Write out the full set of records exactly. Any pictures in them do not belong in the copy.

--- Begin STORED DATA ---

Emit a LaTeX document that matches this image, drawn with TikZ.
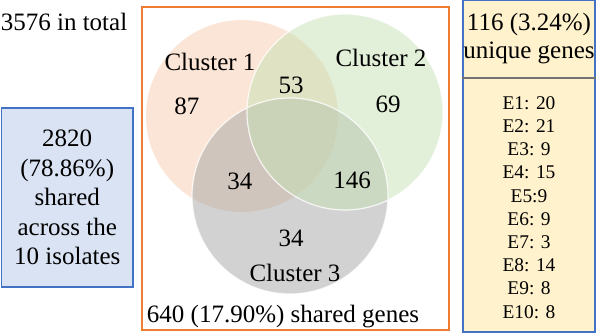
\documentclass[tikz,border=0pt]{standalone}
\usepackage{fontspec}
\setmainfont{Liberation Serif}
\usetikzlibrary{positioning}
\definecolor{clusterA}{HTML}{F8CBAD}
\definecolor{clusterB}{HTML}{C5E0B4}
\definecolor{clusterC}{HTML}{A6A6A6}
\definecolor{boxblue}{HTML}{DAE3F3}
\definecolor{lineblue}{HTML}{4472C4}
\definecolor{boxyellow}{HTML}{FFF2CC}
\definecolor{lineorange}{HTML}{ED7D31}

\tikzset{
  lbl/.style={font=\fontsize{12.5}{14.75}\selectfont, inner sep=0pt, align=center},
  item/.style={font=\fontsize{9.7}{11}\selectfont, inner sep=0pt},
  venn/.style={fill opacity=0.5},
}

\begin{document}
\begin{tikzpicture}[x=0.5pt,y=-0.5pt]
  \useasboundingbox (0,0) rectangle (596,334);
  % boxes
  \node[draw=lineblue, fill=boxblue, line width=0.6pt, minimum width=65.75pt,
    minimum height=89.5pt, lbl] (core) at (67.25,197.5)
    {2820\\(78.86\%)\\shared\\across the\\10 isolates};
  \node[draw=lineorange, line width=0.6pt, minimum width=153.5pt,
    minimum height=161.5pt] (shared) at (295.5,168.5) {};
  \node[draw=lineblue, fill=boxyellow, line width=0.6pt, minimum width=66pt,
    minimum height=165.75pt] (uniq) at (529,166.25) {};
  \coordinate (cut) at (0,78);
  \draw[gray!90!black, line width=0.8pt] (uniq.west |- cut) -- (uniq.east |- cut);

  % venn circles
  \fill[venn, fill=clusterA] (242,116) circle (48pt);
  \fill[venn, fill=clusterC] (290,196) circle (49pt);
  \fill[venn, fill=clusterB] (345,112) circle (49pt);
  \draw[white, opacity=0.8, line width=0.6pt] (290,196) circle (49pt)
    (345,112) circle (49pt);

  % labels
  \node[lbl] (total) at (64,22) {3576 in total};
  \node[lbl] (c1) at (210,62) {Cluster 1};
  \node[lbl] (c2) at (381,58) {Cluster 2};
  \node[lbl] (c3) at (295,273) {Cluster 3};
  \node[lbl] (n1) at (187,106) {87};
  \node[lbl] (n12) at (291,85) {53};
  \node[lbl] (n2) at (388,104) {69};
  \node[lbl] (n13) at (240,181) {34};
  \node[lbl] (n23) at (352,180) {146};
  \node[lbl] (n3) at (291,238) {34};
  \node[lbl] (sharedlbl) at (283,317) {640 (17.90\%) shared genes};
  \node[lbl, font=\fontsize{12.5}{14}\selectfont] (head) at (529,39)
    {116 (3.24\%)\\unique genes};
  \foreach \t [count=\i] in {E1: 20,E2: 21,E3: 9,E4: 15,E5:9,E6: 9,E7: 3,E8: 14,E9: 8,E10: 8}
    \node[item] (e\i) at (529,{103+23.2*(\i-1)}) {\t};
\end{tikzpicture}
\end{document}
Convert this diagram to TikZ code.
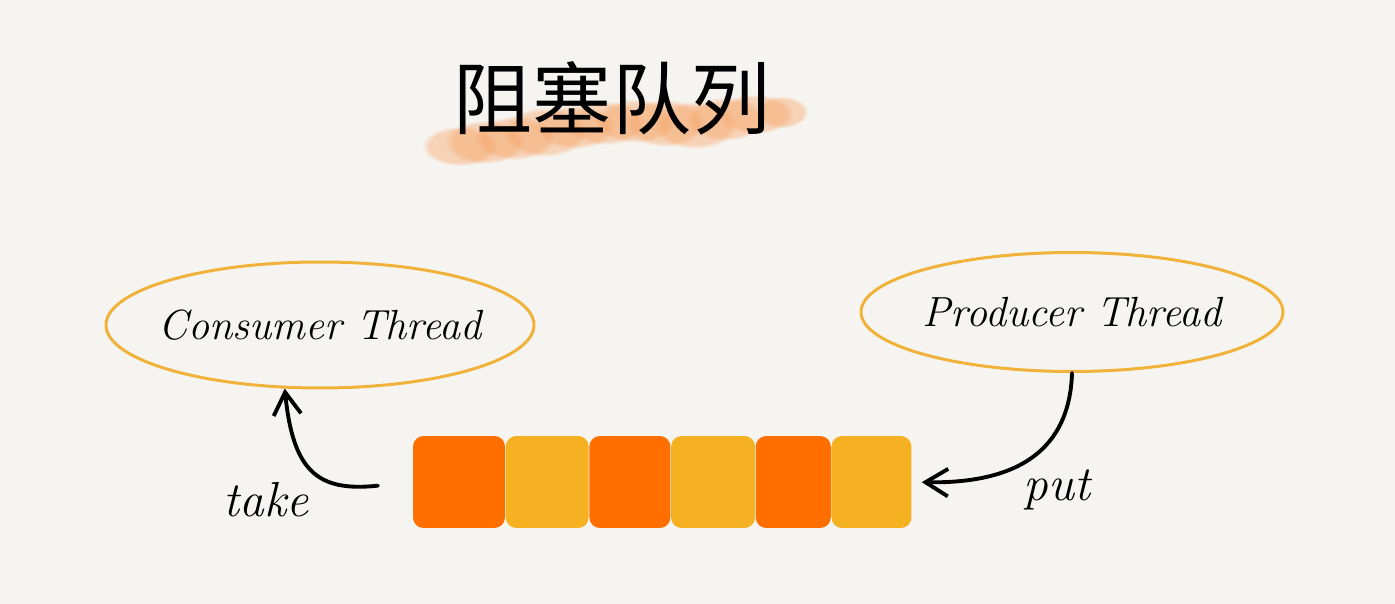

--- End STORED DATA ---

* _TASK RESULT_:
Emit a LaTeX document that matches this image, drawn with TikZ.
\documentclass[tikz,border=0pt]{standalone}
\usepackage{fontspec}
\setmainfont{Liberation Serif}
\usetikzlibrary{positioning}
\definecolor{clusterA}{HTML}{F8CBAD}
\definecolor{clusterB}{HTML}{C5E0B4}
\definecolor{clusterC}{HTML}{A6A6A6}
\definecolor{boxblue}{HTML}{DAE3F3}
\definecolor{lineblue}{HTML}{4472C4}
\definecolor{boxyellow}{HTML}{FFF2CC}
\definecolor{lineorange}{HTML}{ED7D31}

\tikzset{
  lbl/.style={font=\fontsize{12.5}{14.75}\selectfont, inner sep=0pt, align=center},
  item/.style={font=\fontsize{9.7}{11}\selectfont, inner sep=0pt},
  venn/.style={fill opacity=0.5},
}

\begin{document}
\begin{tikzpicture}[x=0.5pt,y=-0.5pt]
  \useasboundingbox (0,0) rectangle (596,334);
  % boxes
  \node[draw=lineblue, fill=boxblue, line width=0.6pt, minimum width=65.75pt,
    minimum height=89.5pt, lbl] (core) at (67.25,197.5)
    {2820\\(78.86\%)\\shared\\across the\\10 isolates};
  \node[draw=lineorange, line width=0.6pt, minimum width=153.5pt,
    minimum height=161.5pt] (shared) at (295.5,168.5) {};
  \node[draw=lineblue, fill=boxyellow, line width=0.6pt, minimum width=66pt,
    minimum height=165.75pt] (uniq) at (529,166.25) {};
  \coordinate (cut) at (0,78);
  \draw[gray!90!black, line width=0.8pt] (uniq.west |- cut) -- (uniq.east |- cut);

  % venn circles
  \fill[venn, fill=clusterA] (242,116) circle (48pt);
  \fill[venn, fill=clusterC] (290,196) circle (49pt);
  \fill[venn, fill=clusterB] (345,112) circle (49pt);
  \draw[white, opacity=0.8, line width=0.6pt] (290,196) circle (49pt)
    (345,112) circle (49pt);

  % labels
  \node[lbl] (total) at (64,22) {3576 in total};
  \node[lbl] (c1) at (210,62) {Cluster 1};
  \node[lbl] (c2) at (381,58) {Cluster 2};
  \node[lbl] (c3) at (295,273) {Cluster 3};
  \node[lbl] (n1) at (187,106) {87};
  \node[lbl] (n12) at (291,85) {53};
  \node[lbl] (n2) at (388,104) {69};
  \node[lbl] (n13) at (240,181) {34};
  \node[lbl] (n23) at (352,180) {146};
  \node[lbl] (n3) at (291,238) {34};
  \node[lbl] (sharedlbl) at (283,317) {640 (17.90\%) shared genes};
  \node[lbl, font=\fontsize{12.5}{14}\selectfont] (head) at (529,39)
    {116 (3.24\%)\\unique genes};
  \foreach \t [count=\i] in {E1: 20,E2: 21,E3: 9,E4: 15,E5:9,E6: 9,E7: 3,E8: 14,E9: 8,E10: 8}
    \node[item] (e\i) at (529,{103+23.2*(\i-1)}) {\t};
\end{tikzpicture}
\end{document}
Convert this diagram to TikZ code.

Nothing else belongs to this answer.